Свернутый пополам листок протягивает:
– Заключение врача скорой помощи, они только уехали.
– Тело не трогали? – беспокоится кто-то из наших.
– Нет, только сердце послушали, посмотрели зрачки.
…
Выйдя из лифта, оказываемся не на обычной площадке, а в приятно отделанном деревом холле, два вазончика с чем-то растущим-зеленым, столик, два кресла.
Из одного быстро встает другой охранник и вытягивается перед Михалычем:
– Прошу, товарищ майор.
Сбоку большая внутрь открытая дверь.
– Что, весь этаж ваш?
– Три квартиры в одну, товарищ майор.
Квартиры в таких домах не маленькие, у меня по соседству в Лаврушинском двое одноклассников в подобном живут – квартир-однушек там вообще нет.
Лифт ушел за второй нашей группой, а Михалыч показывает идти не дожидаясь.
Что-то вроде большой прихожей… встретивший охранник показывает куда дальше…
Ох, и творили «новые русские», создавая себе, с жиру бесясь, хоромы – даже куски несущих стен убирали; и такие «реконструкции» им столичные контрольные органы утверждали в течение суток; по действующим, конечно «черным», тарифам, а для посреднических услуг образовалась целая сеть частных фирм: юридически – уголовщина от старта до финиша.
То есть Коммунистическая идея терпела от «свободного рынка» разгромные поражения по всем направлениям, потому что… а какая в казарме вообще могла быть идея?
…
Входим в большую комнату… правильнее – небольшой зал… кроме дневного света – еще верхний… глаз схватывает без деталей дорогую светлых тонов обстановку… длинный красиво сервированный, и с цветами стол… в полукресле женщина с откинувшейся в сторону от нас головой… молодая, кажется… а дальше, справа в углу, несколько человек… женщина, трое мужчин, все смотрят на нас… какое-то на небольшом столике там питье…
Мужчина средних лет отделяется, делает пару шагов в нашу сторону… хрипловато с усилием выговаривает:
– Моя жена.
Михалыч произносит соболезнование, начинает нас представлять, а я слышу голоса прибывших.
Но не нужно, чтобы они сейчас все вваливались:
– Леш…
– Понял, сейчас скажу.
Стол, замечаю, из непростого какого-то темного дерева, на гнутых ногах – антиквариат… или новодел под него. А тело женщины немного сдвинуто вниз – словно вскинулось резко сначала и сразу осело…
Из многих по курсу криминалистики фото явилось внутреннее ощущение – быстрая смерть от удушья… секундная какая-то…
Лешка вернулся, поворачиваю к нему голову и шепчу:
– Цианид.
– Помажем?

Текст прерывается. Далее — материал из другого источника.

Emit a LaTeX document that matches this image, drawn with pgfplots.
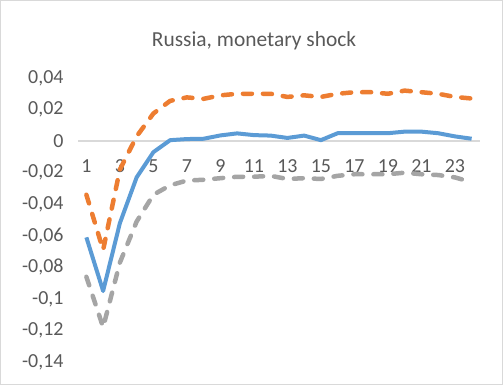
\documentclass[border=0pt]{standalone}
\usepackage{pgfplots}
\pgfplotsset{compat=1.18}
\usepackage{fontspec}
\setmainfont{Carlito}

\definecolor{xlblue}{HTML}{5B9BD5}
\definecolor{xlorange}{HTML}{ED7D31}
\definecolor{xlgray}{HTML}{A5A5A5}
\definecolor{xltext}{HTML}{595959}
\definecolor{xlgrid}{HTML}{D9D9D9}

\pgfplotstableread{
x  mid     up      low
1  -0.061  -0.034  -0.086
2  -0.095  -0.069  -0.118
3  -0.052  -0.018  -0.077
4  -0.023   0.003  -0.051
5  -0.007   0.0175 -0.034
6   0.0006  0.0255 -0.028
7   0.0013  0.0277 -0.025
8   0.0015  0.0268 -0.0245
9   0.0036  0.029  -0.0235
10  0.0049  0.030  -0.0226
11  0.0038  0.030  -0.0226
12  0.0035  0.030  -0.022
13  0.002   0.028  -0.024
14  0.0035  0.029  -0.0235
15  0.0006  0.028  -0.024
16  0.005   0.030  -0.022
17  0.005   0.031  -0.021
18  0.005   0.031  -0.021
19  0.005   0.030  -0.021
20  0.006   0.032  -0.020
21  0.006   0.031  -0.021
22  0.005   0.030  -0.0215
23  0.003   0.028  -0.023
24  0.0015  0.027  -0.026
}\irf

\begin{document}
\begin{tikzpicture}[x=1bp,y=1bp]
  \useasboundingbox (0,0) rectangle (503,385);
  \draw[xlgrid, line width=1bp] (0.5,0.5) rectangle (502.5,384.5);
  \node[anchor=base, text=xltext, font=\fontsize{21.5}{24}\selectfont] at (254,339) {Russia, monetary shock};

  \begin{axis}[
      at={(78bp,23bp)}, anchor=south west,
      width=402bp, height=284bp, scale only axis=true,
      xmin=0.5, xmax=24.5, ymin=-0.14, ymax=0.04,
      axis x line=middle, axis y line=left,
      x axis line style={xlgrid, line width=1.5bp, -},
      y axis line style={draw=none},
      hide obscured x ticks=false, hide obscured y ticks=false,
      major tick length=0pt,
      xtick={1,3,...,23},
      ytick={-0.14,-0.12,-0.1,-0.08,-0.06,-0.04,-0.02,0,0.02,0.04},
      yticklabel style={/pgf/number format/use comma, /pgf/number format/fixed, /pgf/number format/precision=2, xshift=-11bp},
      /pgf/number format/assume math mode=true,
      ticklabel style={text=xltext, font=\fontsize{20}{22}\selectfont},
      xticklabel style={yshift=-15bp},
      clip=false,
    ]
    \addplot[xlorange, line width=4.5bp, line cap=round, line join=round, dash pattern=on 9bp off 11bp] table[x=x, y=up] {\irf};
    \addplot[xlgray, line width=4.5bp, line cap=round, line join=round, dash pattern=on 9bp off 11bp] table[x=x, y=low] {\irf};
    \addplot[xlblue, line width=4bp, line join=round] table[x=x, y=mid] {\irf};
  \end{axis}
\end{tikzpicture}
\end{document}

Я на остальное.
– Графин?
– Лады.
Графин пива – стандартная у нас единица.
А вообще, конечно, цинизм.
Но в ментовке без него невозможно – он как защитный скафандр. Ну, не совсем защитный, однако внутрь гораздо меньше, все-таки, проникает.
Михалыч, отдать надо должное, тактические решения принимать умеет.
Предлагает отличный сейчас выход из многолюдной ситуации: «В квартире, наверное, есть еще просторная комната?» – «Вот, соседняя» – «Тогда, не возражаете, оставим эту экспертам?»